WRITTEN PROBLEM
The listing below begins with the first line you should copy; stop after the line containing "return (H - B - y) / ph", and drop every picture.

--- start of SUPPLIED DATA ---

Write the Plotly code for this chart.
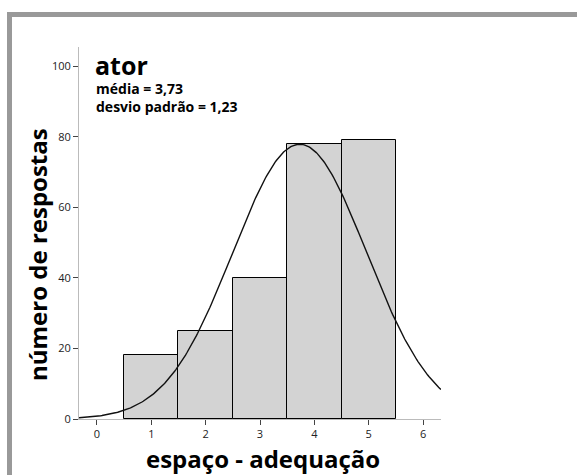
import numpy as np
import plotly.graph_objects as go

# data
categories = [1, 2, 3, 4, 5]
counts = [18, 25, 40, 78, 79]
mean_val = 3.73
sd_val = 1.23
y_ticks = [0, 20, 40, 60, 80, 100]
x_ticks = [0, 1, 2, 3, 4, 5, 6]

n_total = sum(counts)
xs = np.linspace(-0.33, 6.33, 300)
ys = n_total * 1.0 / (sd_val * np.sqrt(2 * np.pi)) * np.exp(-0.5 * ((xs - mean_val) / sd_val) ** 2)

fig = go.Figure()
fig.add_trace(go.Bar(x=categories, y=counts, width=1,
                     marker=dict(color="#d3d3d3", line=dict(color="black", width=1)),
                     showlegend=False, hoverinfo="skip"))
fig.add_trace(go.Scatter(x=xs, y=ys, mode="lines",
                         line=dict(color="#111111", width=1.4), showlegend=False, hoverinfo="skip"))

W, H = 577, 475
L, R, T, B = 79, 136, 47, 56
pw, ph = W - L - R, H - T - B

def px(x):
    return (x - L) / pw

def py(y):
    return (H - B - y) / ph

fig.update_layout(
    width=W, height=H,
    margin=dict(l=L, r=R, t=T, b=B),
    paper_bgcolor="white", plot_bgcolor="white",
    font=dict(family="Open Sans", color="#222"),
    xaxis=dict(range=[-0.33, 6.33], tickvals=x_ticks, ticks="outside", ticklen=5,
               tickcolor="#444", showline=True, linecolor="#bbbbbb", linewidth=1,
               showgrid=False, zeroline=False, tickfont=dict(size=11, color="#222")),
    yaxis=dict(range=[0, 105.4], tickvals=y_ticks, ticks="outside", ticklen=5,
               tickcolor="#444", showline=True, linecolor="#bbbbbb", linewidth=1,
               showgrid=False, zeroline=False, tickfont=dict(size=11, color="#222")),
    bargap=0,
)

fig.add_shape(type="rect", xref="paper", yref="paper",
              x0=px(9.5), x1=px(600), y0=py(14.5), y1=py(520),
              line=dict(color="#999999", width=5), fillcolor="rgba(0,0,0,0)", layer="above")

fig.add_annotation(text="<b>ator</b>", xref="paper", yref="paper", x=px(93), y=py(65),
                   xanchor="left", yanchor="middle", showarrow=False,
                   font=dict(size=25, color="black", family="Open Sans"))
fig.add_annotation(text="<b>média = 3,73</b>", xref="paper", yref="paper", x=px(94), y=py(88),
                   xanchor="left", yanchor="middle", showarrow=False,
                   font=dict(size=14, color="black", family="Open Sans"))
fig.add_annotation(text="<b>desvio padrão = 1,23</b>", xref="paper", yref="paper", x=px(94), y=py(107),
                   xanchor="left", yanchor="middle", showarrow=False,
                   font=dict(size=14, color="black", family="Open Sans"))
fig.add_annotation(text="<b>número de respostas</b>", xref="paper", yref="paper", x=px(38), y=py(255),
                   xanchor="center", yanchor="middle", showarrow=False, textangle=-90,
                   font=dict(size=24, color="black", family="Open Sans"))
fig.add_annotation(text="<b>espaço - adequação</b>", xref="paper", yref="paper", x=px(263), y=py(459),
                   xanchor="center", yanchor="middle", showarrow=False,
                   font=dict(size=24, color="black", family="Open Sans"))

fig.write_html("out.html")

--- end of SUPPLIED DATA ---

TASK OUTPUT
Write the Plotly code for this chart.
import numpy as np
import plotly.graph_objects as go

# data
categories = [1, 2, 3, 4, 5]
counts = [18, 25, 40, 78, 79]
mean_val = 3.73
sd_val = 1.23
y_ticks = [0, 20, 40, 60, 80, 100]
x_ticks = [0, 1, 2, 3, 4, 5, 6]

n_total = sum(counts)
xs = np.linspace(-0.33, 6.33, 300)
ys = n_total * 1.0 / (sd_val * np.sqrt(2 * np.pi)) * np.exp(-0.5 * ((xs - mean_val) / sd_val) ** 2)

fig = go.Figure()
fig.add_trace(go.Bar(x=categories, y=counts, width=1,
                     marker=dict(color="#d3d3d3", line=dict(color="black", width=1)),
                     showlegend=False, hoverinfo="skip"))
fig.add_trace(go.Scatter(x=xs, y=ys, mode="lines",
                         line=dict(color="#111111", width=1.4), showlegend=False, hoverinfo="skip"))

W, H = 577, 475
L, R, T, B = 79, 136, 47, 56
pw, ph = W - L - R, H - T - B

def px(x):
    return (x - L) / pw

def py(y):
    return (H - B - y) / ph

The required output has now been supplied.